# YOUR GOAL
Working from the top of the listing below, retype each line through the line containing "from matplotlib.transforms import", both included, with no pictures.

Start

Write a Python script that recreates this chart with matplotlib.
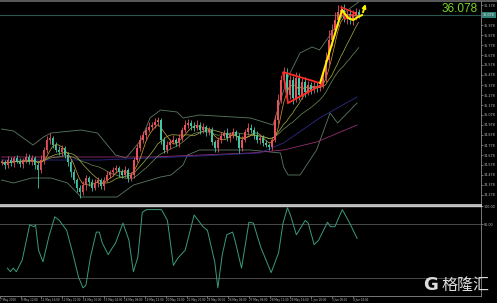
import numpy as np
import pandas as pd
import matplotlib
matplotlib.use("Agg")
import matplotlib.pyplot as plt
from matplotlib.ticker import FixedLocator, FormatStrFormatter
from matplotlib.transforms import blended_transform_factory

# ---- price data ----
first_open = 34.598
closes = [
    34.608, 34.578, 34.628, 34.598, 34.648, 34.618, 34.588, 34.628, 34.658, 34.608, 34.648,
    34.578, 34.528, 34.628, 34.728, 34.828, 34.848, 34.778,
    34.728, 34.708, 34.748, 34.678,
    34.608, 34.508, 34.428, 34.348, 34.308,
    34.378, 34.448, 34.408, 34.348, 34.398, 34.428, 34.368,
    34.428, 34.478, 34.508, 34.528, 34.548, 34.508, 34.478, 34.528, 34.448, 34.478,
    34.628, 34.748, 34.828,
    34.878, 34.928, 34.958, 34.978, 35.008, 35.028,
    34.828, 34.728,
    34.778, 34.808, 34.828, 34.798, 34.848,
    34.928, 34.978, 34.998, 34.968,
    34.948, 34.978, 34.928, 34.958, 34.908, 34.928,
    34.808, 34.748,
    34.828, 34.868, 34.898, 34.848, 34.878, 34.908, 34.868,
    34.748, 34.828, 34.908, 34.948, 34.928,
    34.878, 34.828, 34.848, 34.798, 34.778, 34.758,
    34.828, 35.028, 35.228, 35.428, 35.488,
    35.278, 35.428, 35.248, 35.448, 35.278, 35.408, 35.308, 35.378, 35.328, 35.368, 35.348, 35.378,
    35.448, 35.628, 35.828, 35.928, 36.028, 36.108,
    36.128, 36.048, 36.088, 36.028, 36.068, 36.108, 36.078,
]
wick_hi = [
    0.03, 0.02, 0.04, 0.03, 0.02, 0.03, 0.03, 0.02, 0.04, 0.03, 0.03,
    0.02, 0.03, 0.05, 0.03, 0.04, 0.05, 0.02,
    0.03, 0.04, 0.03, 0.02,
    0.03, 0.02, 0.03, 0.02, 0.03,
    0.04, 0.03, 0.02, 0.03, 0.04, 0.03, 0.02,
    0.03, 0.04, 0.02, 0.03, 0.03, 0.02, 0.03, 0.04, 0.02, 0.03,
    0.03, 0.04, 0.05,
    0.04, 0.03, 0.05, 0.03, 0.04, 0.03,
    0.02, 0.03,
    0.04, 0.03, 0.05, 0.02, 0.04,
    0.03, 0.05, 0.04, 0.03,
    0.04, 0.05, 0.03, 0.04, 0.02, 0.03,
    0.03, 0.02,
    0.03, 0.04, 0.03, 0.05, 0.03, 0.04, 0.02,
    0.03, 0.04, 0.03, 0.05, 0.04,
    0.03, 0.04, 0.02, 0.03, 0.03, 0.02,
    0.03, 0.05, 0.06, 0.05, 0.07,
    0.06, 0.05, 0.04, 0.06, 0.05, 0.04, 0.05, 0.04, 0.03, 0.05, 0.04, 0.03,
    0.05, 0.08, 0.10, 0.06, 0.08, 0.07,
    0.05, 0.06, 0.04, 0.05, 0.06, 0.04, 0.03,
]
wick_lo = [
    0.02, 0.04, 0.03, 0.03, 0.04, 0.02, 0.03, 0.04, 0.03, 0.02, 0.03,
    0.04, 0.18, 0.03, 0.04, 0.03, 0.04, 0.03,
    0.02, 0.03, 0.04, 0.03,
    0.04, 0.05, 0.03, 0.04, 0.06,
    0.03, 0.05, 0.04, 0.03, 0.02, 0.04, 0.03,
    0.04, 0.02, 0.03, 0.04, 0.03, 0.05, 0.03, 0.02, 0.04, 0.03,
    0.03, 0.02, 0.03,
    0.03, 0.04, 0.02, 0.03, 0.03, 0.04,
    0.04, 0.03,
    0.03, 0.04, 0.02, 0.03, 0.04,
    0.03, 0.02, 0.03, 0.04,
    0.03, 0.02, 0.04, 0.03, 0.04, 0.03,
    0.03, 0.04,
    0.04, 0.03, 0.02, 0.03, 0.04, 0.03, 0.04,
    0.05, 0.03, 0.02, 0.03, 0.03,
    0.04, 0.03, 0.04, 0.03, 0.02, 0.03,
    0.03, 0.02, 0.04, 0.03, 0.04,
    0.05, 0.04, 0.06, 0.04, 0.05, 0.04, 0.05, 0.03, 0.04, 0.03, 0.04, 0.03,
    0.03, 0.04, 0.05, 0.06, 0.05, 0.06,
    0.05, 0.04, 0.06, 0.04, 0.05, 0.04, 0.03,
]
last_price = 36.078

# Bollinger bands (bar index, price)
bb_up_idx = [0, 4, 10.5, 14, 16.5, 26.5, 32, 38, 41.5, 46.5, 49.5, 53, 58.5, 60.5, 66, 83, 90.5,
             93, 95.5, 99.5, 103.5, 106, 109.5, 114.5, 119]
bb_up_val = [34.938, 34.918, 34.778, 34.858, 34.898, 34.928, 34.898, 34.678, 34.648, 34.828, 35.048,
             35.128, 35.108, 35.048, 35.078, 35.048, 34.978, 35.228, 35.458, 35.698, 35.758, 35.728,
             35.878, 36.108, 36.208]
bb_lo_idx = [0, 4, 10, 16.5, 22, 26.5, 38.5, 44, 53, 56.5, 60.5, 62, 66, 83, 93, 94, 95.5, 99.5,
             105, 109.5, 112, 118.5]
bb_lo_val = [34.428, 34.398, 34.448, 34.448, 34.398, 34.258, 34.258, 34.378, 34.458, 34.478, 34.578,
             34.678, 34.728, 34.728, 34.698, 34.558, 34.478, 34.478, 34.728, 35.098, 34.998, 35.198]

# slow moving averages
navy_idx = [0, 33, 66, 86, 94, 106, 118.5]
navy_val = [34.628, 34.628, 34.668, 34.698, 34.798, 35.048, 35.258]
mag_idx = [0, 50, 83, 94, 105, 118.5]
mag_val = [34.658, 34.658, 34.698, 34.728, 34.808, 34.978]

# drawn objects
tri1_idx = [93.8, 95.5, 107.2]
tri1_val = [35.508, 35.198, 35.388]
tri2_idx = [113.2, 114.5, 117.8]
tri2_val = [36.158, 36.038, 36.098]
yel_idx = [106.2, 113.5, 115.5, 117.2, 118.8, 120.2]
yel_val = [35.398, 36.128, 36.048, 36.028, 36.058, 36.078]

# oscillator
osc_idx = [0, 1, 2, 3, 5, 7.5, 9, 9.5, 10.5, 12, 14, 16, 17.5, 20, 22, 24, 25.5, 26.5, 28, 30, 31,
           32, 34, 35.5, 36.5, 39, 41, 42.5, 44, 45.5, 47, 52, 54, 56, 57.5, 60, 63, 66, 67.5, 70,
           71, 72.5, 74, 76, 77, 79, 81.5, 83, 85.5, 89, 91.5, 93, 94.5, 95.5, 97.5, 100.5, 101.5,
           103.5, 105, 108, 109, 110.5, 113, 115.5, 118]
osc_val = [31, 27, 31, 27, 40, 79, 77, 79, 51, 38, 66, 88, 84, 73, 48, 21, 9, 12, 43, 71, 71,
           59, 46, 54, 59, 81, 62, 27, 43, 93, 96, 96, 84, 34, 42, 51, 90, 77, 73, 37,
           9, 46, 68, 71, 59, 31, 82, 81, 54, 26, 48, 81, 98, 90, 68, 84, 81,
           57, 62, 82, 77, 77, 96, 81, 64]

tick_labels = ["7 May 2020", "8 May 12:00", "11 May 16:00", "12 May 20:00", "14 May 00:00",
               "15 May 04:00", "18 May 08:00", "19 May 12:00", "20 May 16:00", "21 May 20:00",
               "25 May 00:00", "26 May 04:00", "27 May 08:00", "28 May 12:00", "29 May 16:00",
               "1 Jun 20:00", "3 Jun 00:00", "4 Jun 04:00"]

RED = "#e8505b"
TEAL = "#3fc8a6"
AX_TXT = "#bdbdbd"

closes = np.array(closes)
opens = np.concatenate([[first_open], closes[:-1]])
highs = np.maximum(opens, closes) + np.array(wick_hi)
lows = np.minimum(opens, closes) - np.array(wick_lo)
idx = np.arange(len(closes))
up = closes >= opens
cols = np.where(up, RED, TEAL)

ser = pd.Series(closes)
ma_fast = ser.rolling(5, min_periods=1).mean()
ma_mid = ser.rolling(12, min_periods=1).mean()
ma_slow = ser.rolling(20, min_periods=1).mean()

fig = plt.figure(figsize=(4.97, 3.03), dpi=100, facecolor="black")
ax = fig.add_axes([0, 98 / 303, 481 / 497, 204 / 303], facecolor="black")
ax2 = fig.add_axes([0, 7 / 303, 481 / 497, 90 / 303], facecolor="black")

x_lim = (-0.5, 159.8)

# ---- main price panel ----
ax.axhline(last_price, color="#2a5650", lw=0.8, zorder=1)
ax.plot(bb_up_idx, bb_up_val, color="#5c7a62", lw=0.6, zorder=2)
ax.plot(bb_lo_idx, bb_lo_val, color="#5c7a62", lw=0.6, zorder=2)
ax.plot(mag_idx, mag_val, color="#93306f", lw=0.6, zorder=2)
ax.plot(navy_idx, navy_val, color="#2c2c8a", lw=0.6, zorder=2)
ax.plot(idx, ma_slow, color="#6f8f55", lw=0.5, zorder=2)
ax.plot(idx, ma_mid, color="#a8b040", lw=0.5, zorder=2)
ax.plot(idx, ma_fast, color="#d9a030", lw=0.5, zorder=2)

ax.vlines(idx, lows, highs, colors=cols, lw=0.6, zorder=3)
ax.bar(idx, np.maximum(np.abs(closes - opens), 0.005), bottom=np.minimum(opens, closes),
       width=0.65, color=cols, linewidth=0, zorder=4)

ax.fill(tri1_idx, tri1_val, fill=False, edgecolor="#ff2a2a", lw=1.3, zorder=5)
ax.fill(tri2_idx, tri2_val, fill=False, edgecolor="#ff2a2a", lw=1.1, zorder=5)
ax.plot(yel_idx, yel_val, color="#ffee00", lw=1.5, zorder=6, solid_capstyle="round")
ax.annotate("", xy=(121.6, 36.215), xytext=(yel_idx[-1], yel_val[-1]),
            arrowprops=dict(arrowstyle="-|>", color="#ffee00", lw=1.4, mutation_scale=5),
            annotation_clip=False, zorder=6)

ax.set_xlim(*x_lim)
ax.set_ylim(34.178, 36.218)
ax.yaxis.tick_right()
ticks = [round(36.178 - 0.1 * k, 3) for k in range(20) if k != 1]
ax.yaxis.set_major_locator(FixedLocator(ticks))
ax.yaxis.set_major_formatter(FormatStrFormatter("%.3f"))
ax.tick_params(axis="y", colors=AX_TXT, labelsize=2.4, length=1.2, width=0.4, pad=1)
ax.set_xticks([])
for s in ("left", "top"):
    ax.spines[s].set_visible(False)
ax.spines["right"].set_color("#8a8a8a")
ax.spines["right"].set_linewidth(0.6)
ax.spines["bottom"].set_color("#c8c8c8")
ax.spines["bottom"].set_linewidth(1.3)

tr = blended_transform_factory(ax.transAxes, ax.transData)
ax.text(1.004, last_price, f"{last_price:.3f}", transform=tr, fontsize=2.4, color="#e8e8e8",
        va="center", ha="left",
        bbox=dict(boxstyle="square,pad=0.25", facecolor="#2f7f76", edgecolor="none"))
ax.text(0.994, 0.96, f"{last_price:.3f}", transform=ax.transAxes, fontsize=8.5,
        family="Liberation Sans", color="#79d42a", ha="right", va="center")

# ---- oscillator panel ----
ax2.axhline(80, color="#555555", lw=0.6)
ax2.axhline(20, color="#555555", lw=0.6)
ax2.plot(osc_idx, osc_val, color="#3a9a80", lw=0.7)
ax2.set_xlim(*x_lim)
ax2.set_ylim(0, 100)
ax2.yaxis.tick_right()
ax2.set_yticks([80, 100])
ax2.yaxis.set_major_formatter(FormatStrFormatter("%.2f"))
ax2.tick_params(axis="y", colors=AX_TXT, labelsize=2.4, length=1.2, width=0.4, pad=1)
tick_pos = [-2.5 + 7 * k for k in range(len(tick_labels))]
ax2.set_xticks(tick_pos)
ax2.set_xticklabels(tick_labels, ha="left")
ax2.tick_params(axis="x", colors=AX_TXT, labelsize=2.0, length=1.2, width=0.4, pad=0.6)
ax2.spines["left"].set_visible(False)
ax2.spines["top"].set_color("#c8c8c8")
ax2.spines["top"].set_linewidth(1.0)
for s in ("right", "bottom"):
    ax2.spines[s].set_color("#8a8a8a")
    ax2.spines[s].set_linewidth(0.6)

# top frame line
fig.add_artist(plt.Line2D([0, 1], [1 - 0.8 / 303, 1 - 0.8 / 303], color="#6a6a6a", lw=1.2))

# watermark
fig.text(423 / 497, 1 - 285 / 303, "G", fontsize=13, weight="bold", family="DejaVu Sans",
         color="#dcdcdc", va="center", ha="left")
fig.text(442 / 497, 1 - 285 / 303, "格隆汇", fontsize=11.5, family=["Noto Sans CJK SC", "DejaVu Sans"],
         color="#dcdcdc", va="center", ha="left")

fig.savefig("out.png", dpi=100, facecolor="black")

End

# THE RESPONSE
Write a Python script that recreates this chart with matplotlib.
import numpy as np
import pandas as pd
import matplotlib
matplotlib.use("Agg")
import matplotlib.pyplot as plt
from matplotlib.ticker import FixedLocator, FormatStrFormatter
from matplotlib.transforms import blended_transform_factory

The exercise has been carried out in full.